The church was remodelled in the early 14th century, with an upper stage and spire being added to the tower (1318), new windows inserted in the nave and east wall of the chancel, and the north porch built. The work was financed by Lady Montacute.
During the English Civil War, Cassington was a royalist centre where other royalist clergy took refuge.
From the late 17th century to the mid-19th century, most of the vicars of Cassington were chaplains of Christ Church, Oxford who lived in college, spending at most one or two nights a week in Cassington. In practice many services were taken by curates, by other clergy from the university, or by neighboring incumbents. The curates usually lived in Oxford and were poorly paid.

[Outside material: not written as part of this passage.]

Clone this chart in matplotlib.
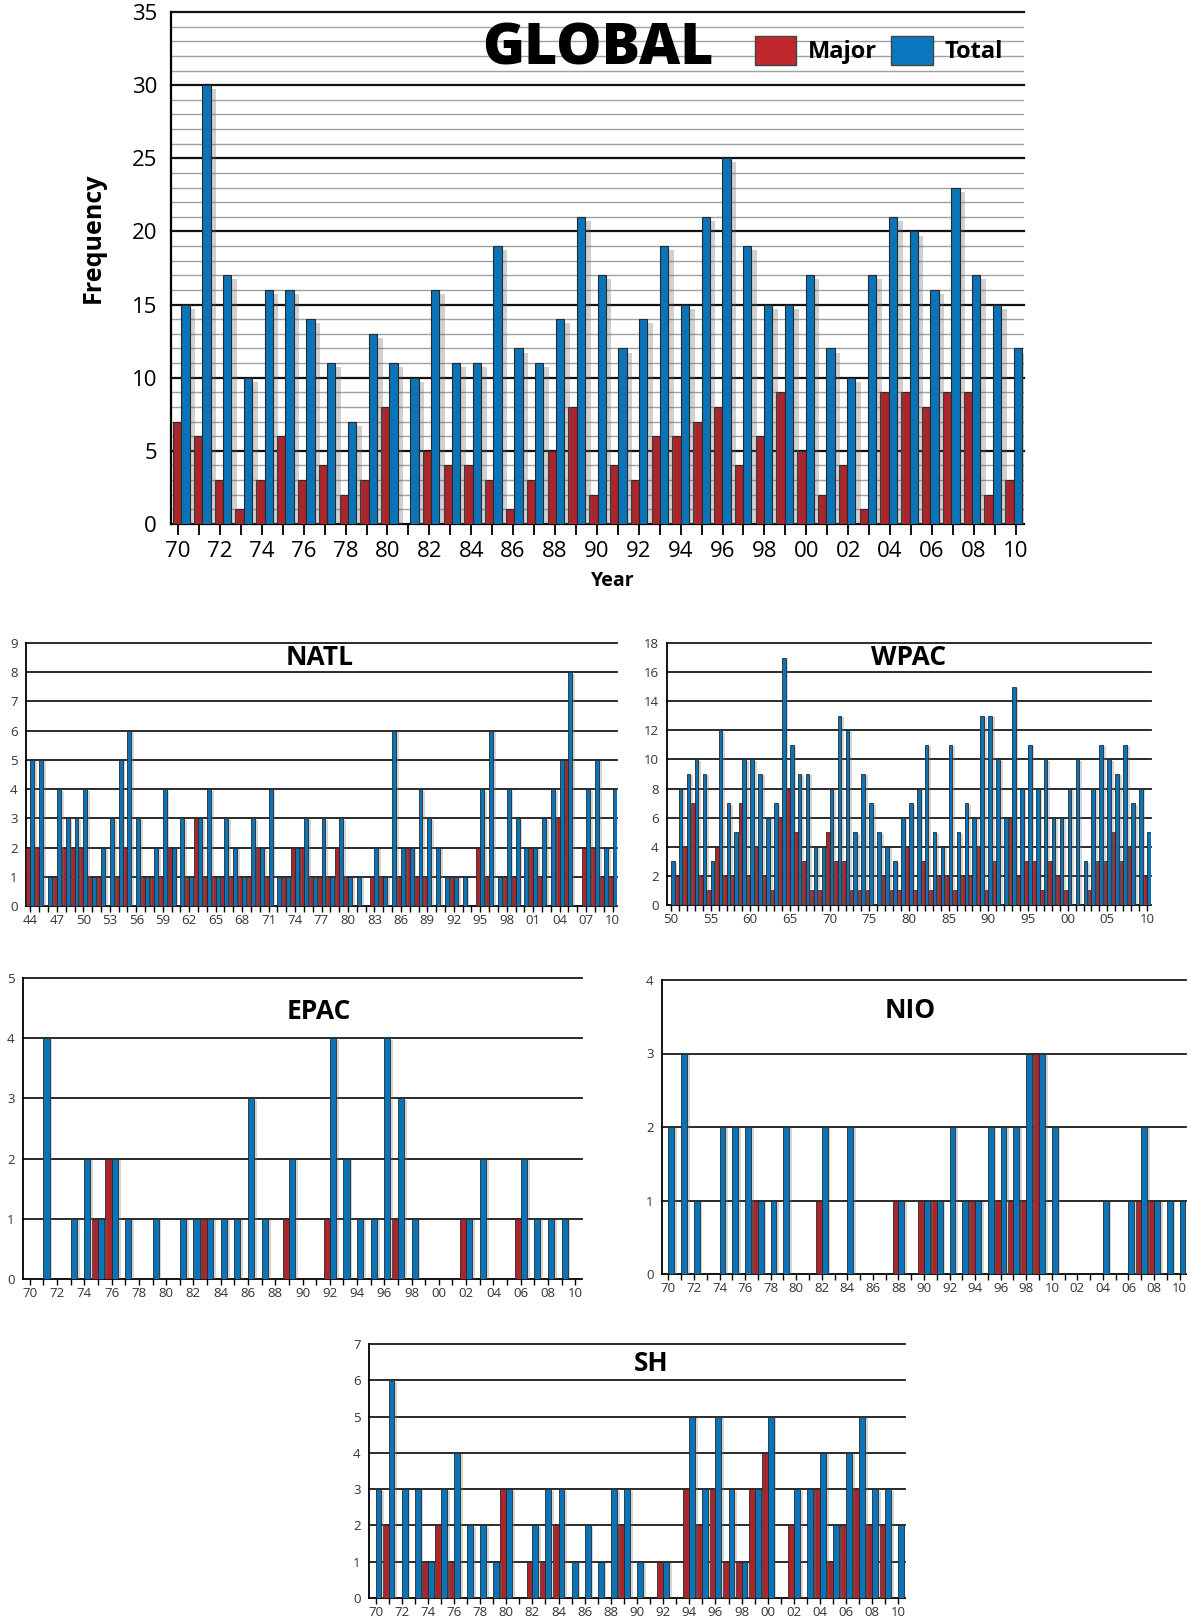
import numpy as np
import matplotlib
matplotlib.use('Agg')
import matplotlib.pyplot as plt
from matplotlib.patches import Patch
import matplotlib.patheffects as pe

plt.rcParams['font.family'] = ['Open Sans', 'DejaVu Sans']

RED = '#a8262c'
BLUE = '#0b74b8'
EDGE = '#2a2a2a'

# ---- data ----
global_years = list(range(1970, 2011))
global_major = [7, 6, 3, 1, 3, 6, 3, 4, 2, 3, 8, 0, 5, 4, 4, 3, 1, 3, 5, 8,
                2, 4, 3, 6, 6, 7, 8, 4, 6, 9, 5, 2, 4, 1, 9, 9, 8, 9, 9, 2, 3]
global_total = [15, 30, 17, 10, 16, 16, 14, 11, 7, 13, 11, 10, 16, 11, 11, 19, 12, 11, 14, 21,
                17, 12, 14, 19, 15, 21, 25, 19, 15, 15, 17, 12, 10, 17, 21, 20, 16, 23, 17, 15, 12]

natl_years = list(range(1944, 2011))
natl_major = [2, 2, 0, 1, 2, 2, 2, 1, 1, 0,
              1, 2, 0, 1, 1, 1, 2, 0, 1, 3,
              1, 1, 1, 1, 1, 1, 2, 1, 0, 1,
              2, 2, 1, 1, 1, 2, 1, 0, 0, 1,
              1, 0, 1, 2, 1, 1, 0, 0, 1, 0,
              0, 2, 1, 0, 1, 1, 0, 2, 1, 0,
              3, 5, 0, 2, 2, 1, 1]
natl_total = [5, 5, 1, 4, 3, 3, 4, 1, 2, 3,
              5, 6, 3, 1, 2, 4, 2, 3, 1, 3,
              4, 1, 3, 2, 1, 3, 2, 4, 1, 1,
              2, 3, 1, 3, 1, 3, 1, 1, 0, 2,
              1, 6, 2, 2, 4, 3, 2, 1, 1, 1,
              0, 4, 6, 1, 4, 3, 2, 2, 3, 4,
              5, 8, 0, 4, 5, 2, 4]

wpac_years = list(range(1950, 2011))
wpac_major = [0, 2, 4, 7, 2, 1, 4, 2, 2, 7, 2, 4, 2, 1, 6, 8, 5, 3, 1, 1,
              5, 3, 3, 1, 1, 1, 0, 2, 1, 1, 4, 1, 3, 1, 2, 2, 1, 2, 2, 4,
              1, 3, 0, 6, 2, 3, 3, 1, 3, 2, 1, 0, 0, 1, 3, 3, 5, 3, 4, 0, 2]
wpac_total = [3, 8, 9, 10, 9, 3, 12, 7, 5, 10, 10, 9, 6, 7, 17, 11, 9, 9, 4, 4,
              8, 13, 12, 5, 9, 7, 5, 4, 3, 6, 7, 8, 11, 5, 4, 11, 5, 7, 6, 13,
              13, 10, 6, 15, 8, 11, 8, 10, 6, 6, 8, 10, 3, 8, 11, 10, 9, 11, 7, 8, 5]

basin_years = list(range(1970, 2011))
epac_major = [0, 0, 0, 0, 0, 1, 2, 0, 0, 0, 0, 0, 0, 1, 0, 0, 0, 0, 0, 1,
              0, 0, 1, 0, 0, 0, 0, 1, 0, 0, 0, 0, 1, 0, 0, 0, 1, 0, 0, 0, 0]
epac_total = [0, 4, 0, 1, 2, 1, 2, 1, 0, 1, 0, 1, 1, 1, 1, 1, 3, 1, 0, 2,
              0, 0, 4, 2, 1, 1, 4, 3, 1, 0, 0, 0, 1, 2, 0, 0, 2, 1, 1, 1, 0]

nio_major = [0, 0, 0, 0, 0, 0, 0, 1, 0, 0, 0, 0, 1, 0, 0, 0, 0, 0, 1, 0,
             1, 1, 0, 0, 1, 0, 1, 1, 1, 3, 0, 0, 0, 0, 0, 0, 0, 1, 1, 0, 0]
nio_total = [2, 3, 1, 0, 2, 2, 2, 1, 1, 2, 0, 0, 2, 0, 2, 0, 0, 0, 1, 0,
             1, 1, 2, 1, 1, 2, 2, 2, 3, 3, 2, 0, 0, 0, 1, 0, 1, 2, 1, 1, 1]
nio_labels = ['70', '72', '74', '76', '78', '80', '82', '84', '86', '88', '90',
              '92', '94', '96', '98', '10', '02', '04', '06', '08', '10']

sh_major = [0, 2, 0, 0, 1, 2, 1, 0, 0, 0, 3, 0, 1, 1, 2, 0, 0, 0, 0, 2,
            0, 0, 1, 0, 3, 2, 3, 1, 1, 3, 4, 0, 2, 0, 3, 1, 2, 3, 2, 2, 0]
sh_total = [3, 6, 3, 3, 1, 3, 4, 2, 2, 1, 3, 0, 2, 3, 3, 1, 2, 1, 3, 3,
            1, 0, 1, 0, 5, 3, 5, 3, 1, 3, 5, 0, 3, 3, 4, 2, 4, 5, 3, 3, 2]

W, H = 1190, 1621
fig = plt.figure(figsize=(W / 100, H / 100), dpi=100)


def axes_px(left, top, right, bottom):
    return fig.add_axes([left / W, 1 - bottom / H, (right - left) / W, (bottom - top) / H])


def yy(years):
    return [f'{y % 100:02d}' for y in years]


# ---- GLOBAL ----
ax = axes_px(171, 12, 1024, 524)
x = np.arange(len(global_years))
shadow = [pe.SimplePatchShadow(offset=(4, -3), shadow_rgbFace='#666666', alpha=0.3), pe.Normal()]
ax.bar(x + 0.1, global_major, 0.4, align='edge', color=RED, edgecolor=EDGE, lw=0.8,
       zorder=3, path_effects=shadow)
ax.bar(x + 0.5, global_total, 0.4, align='edge', color=BLUE, edgecolor=EDGE, lw=0.8,
       zorder=3, path_effects=shadow)
ax.set_xlim(0, 41)
ax.set_ylim(0, 35)
for v in range(1, 36):
    if v % 5:
        ax.axhline(v, color='#a0a0a0', lw=1.0, zorder=1)
    else:
        ax.axhline(v, color='#111111', lw=1.6, zorder=1, clip_on=False)
tick_pos = 0.34 + np.arange(41) * 40.26 / 40
ax.set_xticks(tick_pos)
ax.set_xticklabels([lab if i % 2 == 0 else '' for i, lab in enumerate(yy(global_years))])
ax.set_yticks(range(0, 36, 5))
ax.tick_params(axis='x', direction='out', length=8, width=1.3, labelsize=16, pad=4)
ax.tick_params(axis='y', length=0, labelsize=16, pad=10)
for s in ['top', 'right']:
    ax.spines[s].set_visible(False)
ax.spines['left'].set_linewidth(1.6)
ax.spines['bottom'].set_linewidth(1.6)
ax.legend(handles=[Patch(facecolor='#c0282e', edgecolor='#444444'),
                   Patch(facecolor='#0a78c0', edgecolor='#444444')],
          labels=['Major', 'Total'], loc='upper right', bbox_to_anchor=(1.0, 0.995),
          ncol=2, frameon=False, prop={'weight': 'bold', 'size': 17},
          handlelength=1.75, handleheight=1.5, columnspacing=0.6, handletextpad=0.5)
fig.text(598 / W, 1 - 50 / H, 'GLOBAL', ha='center', va='center', fontsize=41,
         weight='heavy')
fig.text(93 / W, 1 - 238 / H, 'Frequency', ha='center', va='center', rotation=90,
         fontsize=18, weight='bold')
fig.text(613 / W, 1 - 581 / H, 'Year', ha='center', va='center', fontsize=14,
         weight='bold')


# ---- regional panels ----
def panel(box, title, tpos, years, major, total, ymax, ystep, labels, label_every):
    ax = axes_px(*box)
    x = np.arange(len(years))
    sh = [pe.SimplePatchShadow(offset=(2, -1), shadow_rgbFace='#777777', alpha=0.3), pe.Normal()]
    ax.bar(x - 0.45, major, 0.45, align='edge', color=RED, edgecolor=EDGE, lw=0.6,
           zorder=3, path_effects=sh)
    ax.bar(x, total, 0.45, align='edge', color=BLUE, edgecolor=EDGE, lw=0.6,
           zorder=3, path_effects=sh)
    ax.set_xlim(-0.5, len(years) - 0.5)
    ax.set_ylim(0, ymax)
    yt = np.arange(0, ymax + 1, ystep)
    ax.set_yticks(yt)
    for v in yt[1:]:
        ax.axhline(v, color='#1a1a1a', lw=1.3, zorder=1, clip_on=False)
    ax.set_xticks(x)
    lab_iter = iter(labels)
    ax.set_xticklabels([next(lab_iter) if i % label_every == 0 else '' for i in x])
    ax.tick_params(axis='x', direction='out', length=4, width=1.0, labelsize=9.5, pad=2,
                   labelcolor='#333333')
    ax.tick_params(axis='y', length=0, labelsize=9.5, pad=6, labelcolor='#333333')
    for s in ['top', 'right']:
        ax.spines[s].set_visible(False)
    ax.spines['left'].set_linewidth(1.3)
    ax.spines['bottom'].set_linewidth(1.3)
    ax.text(tpos[0], tpos[1], title, transform=ax.transAxes, ha='center', va='center',
            fontsize=19, weight='bold')
    return ax


panel((26, 643, 617, 906), 'NATL', (0.497, 0.943), natl_years, natl_major, natl_total,
      9, 1, yy(natl_years[::3]), 3)
panel((667, 643, 1151, 905), 'WPAC', (0.50, 0.943), wpac_years, wpac_major, wpac_total,
      18, 2, yy(wpac_years[::5]), 5)
panel((23, 978, 582, 1279), 'EPAC', (0.53, 0.89), basin_years, epac_major, epac_total,
      5, 1, yy(basin_years[::2]), 2)
panel((662, 980, 1186, 1274), 'NIO', (0.473, 0.895), basin_years, nio_major, nio_total,
      4, 1, nio_labels, 2)
panel((369, 1344, 905, 1598), 'SH', (0.526, 0.925), basin_years, sh_major, sh_total,
      7, 1, yy(basin_years[::2]), 2)

fig.savefig('out.png', dpi=100)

Thomas Forster, vicar 1824-67, although non-resident, took a considerable interest in the parish. He conducted the first restoration of the church in 1841-2 and played an important part in the establishment of a school in 1852.

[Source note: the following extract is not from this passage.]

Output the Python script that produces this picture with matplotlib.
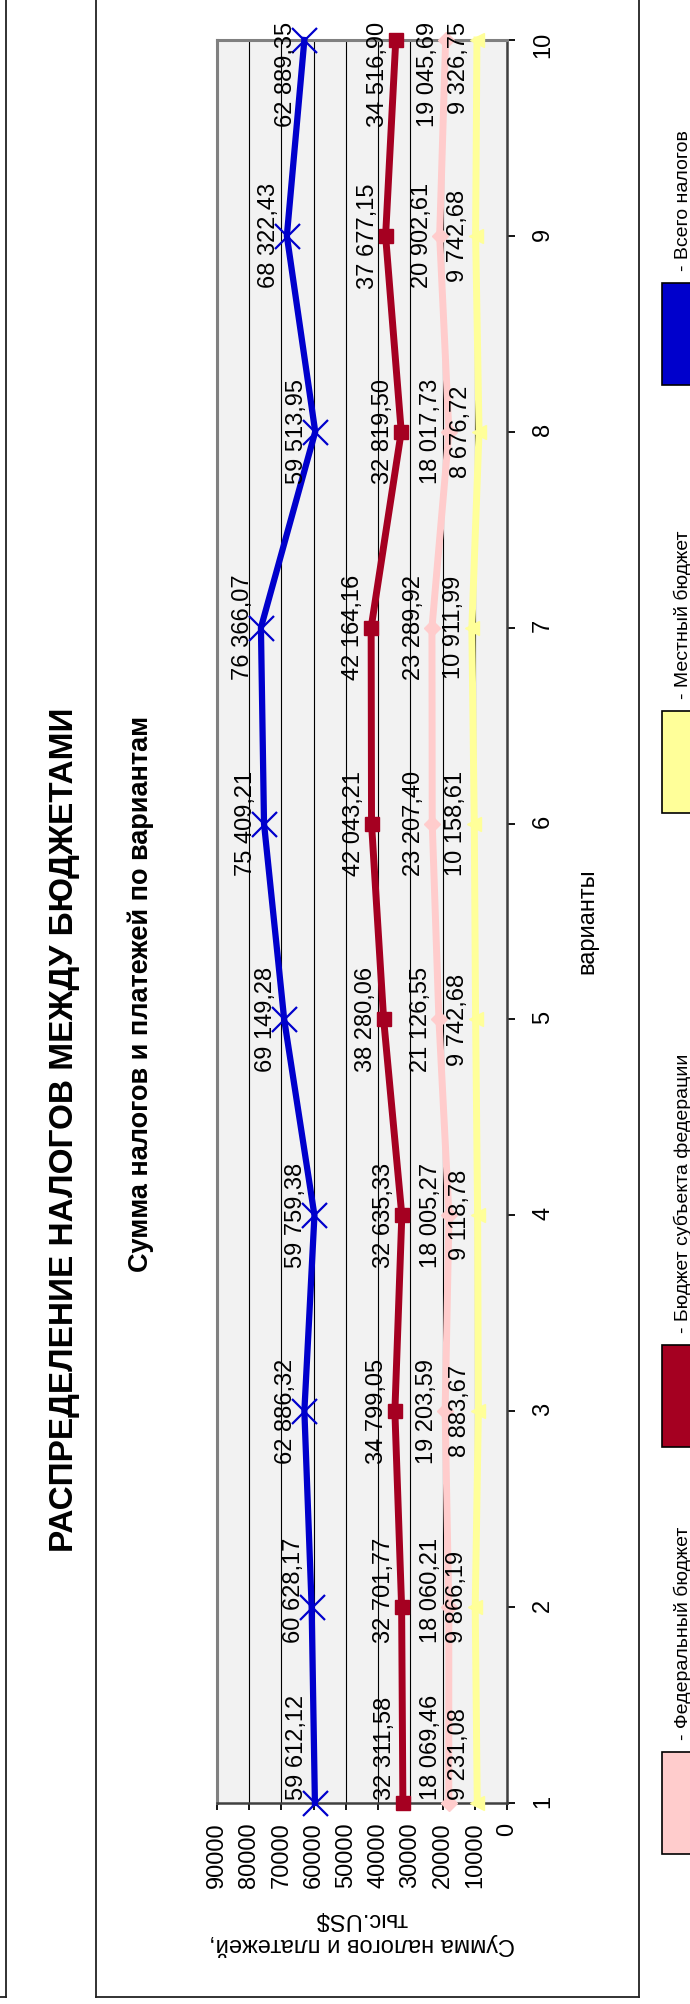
import matplotlib
matplotlib.use('Agg')
import matplotlib.pyplot as plt
from matplotlib.lines import Line2D
from matplotlib.patches import Rectangle

plt.rcParams['font.family'] = ['Liberation Sans', 'DejaVu Sans']

# данные
variants = [1, 2, 3, 4, 5, 6, 7, 8, 9, 10]
federal = [18069.46, 18060.21, 19203.59, 18005.27, 21126.55, 23207.40, 23289.92, 18017.73, 20902.61, 19045.69]
subject = [32311.58, 32701.77, 34799.05, 32635.33, 38280.06, 42043.21, 42164.16, 32819.50, 37677.15, 34516.90]
local = [9231.08, 9866.19, 8883.67, 9118.78, 9742.68, 10158.61, 10911.99, 8676.72, 9742.68, 9326.75]
total = [59612.12, 60628.17, 62886.32, 59759.38, 69149.28, 75409.21, 76366.07, 59513.95, 68322.43, 62889.35]
value_ticks = [0, 10000, 20000, 30000, 40000, 50000, 60000, 70000, 80000, 90000]
series_names = ['- Федеральный бюджет', '- Бюджет субъекта федерации', '- Местный бюджет', '- Всего налогов']

W, H = 690, 2004


def fx(px):
    return px / W


def fy(py):
    return 1 - py / H


def fmt(v):
    return f"{v:,.2f}".replace(",", " ").replace(".", ",")


fig = plt.figure(figsize=(W / 100, H / 100), dpi=100)

# рамки страницы
lines = [
    ((6, 6), (0, 1997)), ((0, 6), (1997, 1997)),
    ((96, 96), (0, 1997)), ((639, 639), (0, 1997)), ((96, 639), (1997, 1997)),
]
for xs, ys in lines:
    fig.add_artist(Line2D([fx(x) for x in xs], [fy(y) for y in ys],
                          transform=fig.transFigure, color='#222222', lw=1.3))

ax = fig.add_axes([fx(217), fy(1803), fx(507) - fx(217), fy(40) - fy(1803)])
ax.set_facecolor('#F2F2F2')

styles = [
    (federal, '#FFCCCC', 'D', 8, 5.0, 1.0),
    (subject, '#A50021', 's', 10.5, 5.0, 1.0),
    (local, '#FFFF99', '<', 10, 5.0, 1.0),
    (total, '#0000CC', 'x', 18, 4.5, 1.6),
]
for vals, col, mk, ms, lw, mew in styles:
    ax.plot(vals, variants, color=col, lw=lw, marker=mk, markersize=ms,
            markerfacecolor=col, markeredgecolor=col, markeredgewidth=mew,
            clip_on=False, zorder=3)

# подписи данных
label_va = ['bottom', 'bottom', 'center', 'center', 'center', 'center', 'center', 'center', 'center', 'top']
label_dy = [3, -36, 0, 0, 0, 0, 0, 0, 0, 18]
for vals, *_ in styles:
    for i, v in enumerate(vals):
        ax.annotate(fmt(v), xy=(v, variants[i]), xytext=(-18, label_dy[i]),
                    textcoords='offset pixels', rotation=90, ha='center',
                    va=label_va[i], fontsize=17, zorder=4, annotation_clip=False)

ax.set_xlim(90000, 0)
ax.set_ylim(1, 10)
ax.set_xticks(value_ticks)
ax.set_xticklabels([str(v) for v in value_ticks], rotation=90, fontsize=17)
ax.set_yticks(variants)
ax.set_yticklabels([str(v) for v in variants], rotation=90, fontsize=17)
ax.yaxis.tick_right()
ax.tick_params(axis='x', direction='out', length=5, width=1.3, pad=9)
ax.tick_params(axis='y', direction='out', length=6, width=1.3, pad=12)
ax.grid(axis='x', color='black', lw=0.8)
ax.set_axisbelow(True)
for side in ['top', 'left']:
    ax.spines[side].set_color('#808080')
    ax.spines[side].set_linewidth(2.2)
for side in ['bottom', 'right']:
    ax.spines[side].set_color('#404040')
    ax.spines[side].set_linewidth(1.8)

# заголовки и подписи осей
fig.text(fx(65), fy(1130), 'РАСПРЕДЕЛЕНИЕ НАЛОГОВ МЕЖДУ БЮДЖЕТАМИ', rotation=90,
         ha='center', va='center', fontsize=24, fontweight='bold')
fig.text(fx(141), fy(994), 'Сумма налогов и платежей по вариантам', rotation=90,
         ha='center', va='center', fontsize=19.5, fontweight='bold')
fig.text(fx(587), fy(921), 'варианты', rotation=90, ha='center', va='center', fontsize=17)
fig.text(fx(362), fy(1932), 'Сумма налогов и платежей,\nтыс.US$', rotation=180,
         ha='center', va='center', fontsize=17, multialignment='center', linespacing=1.15)

# легенда
box_tops = [1752, 1345, 711, 283]
for (vals, col, *_), name, top in zip(styles, series_names, box_tops):
    fig.add_artist(Rectangle((fx(662), fy(top + 102)), fx(700) - fx(662), fy(top) - fy(top + 102),
                             transform=fig.transFigure, facecolor=col, edgecolor='black', lw=1.2))
    fig.text(fx(683), fy(top - 12), name, rotation=90, ha='center', va='bottom', fontsize=14)

fig.savefig('out.png', dpi=100)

Further restorations were undertaken under G.F. Bodley in 1876 and 1901. In 1876, the work included rebuilding the top of the tower, renewing the floor, repairing the chancel walls and roof, renovating the seats, placing canopied 17th-century stalls from Christ Church under the tower, and removing the ceilings in the nave and chancel. In 1901 the nave roof and windows were repaired, the north porch was restored, and a vestry was built on the south side of the chancel.
In 1980 the benefice was united with that of Freeland; in 1985 it was transferred to Eynsham.
Description
Cassington Church is comprised of an aisleless nave, chancel, north and south porches, and a central tower with steeple. A corbel-table of carved heads circles the entire building at the roofline. All these features but the steeple and north porch (both added 1318) survive from the original (c.1120) church.
The south door has an arch with roll-moldings and jamb shafts with cushion capitals. The north door has a plain inset tympanum and plain jambs.
Inside, the walls of the nave and chancel with four consecration crosses and the stone groined vaulting in the chancel all date from c.1120. There are traces of 14th-century wall paintings in the jambs of the east nave windows and a fragment of a 15th-century painted Last Judgment.
Four windows survive from the early 1100s: three on the north of the nave and chancel and one on the south. The west window, the east window, and the two easternmost windows of the nave date from the early 1300s.
The glass in the east window has a roundel with the arms of the see of York from after 1515; it is probably from the glass for Wolsey at Christ Church.
The north window has a roundel with the story of Joseph (16th cent. Flemish), two roundels with deacon saints (14th century), a head of Christ (14th century), and a shield of the see of Oxford for Richard Corbet, Bishop of Oxford (1628-32).
The plain, cyclindrical Norman font is early 12th-century. The screen has a 15th-century frame but is mostly modern.
The bench-ends in the nave are plain and very rustic; they may be 15th-century.The choir stalls in the chancel are Jacobean in style and have canopies from Christ Church, Oxford.
There are six bells, the earliest dating from 1640. The faceless clock is early 18th-century.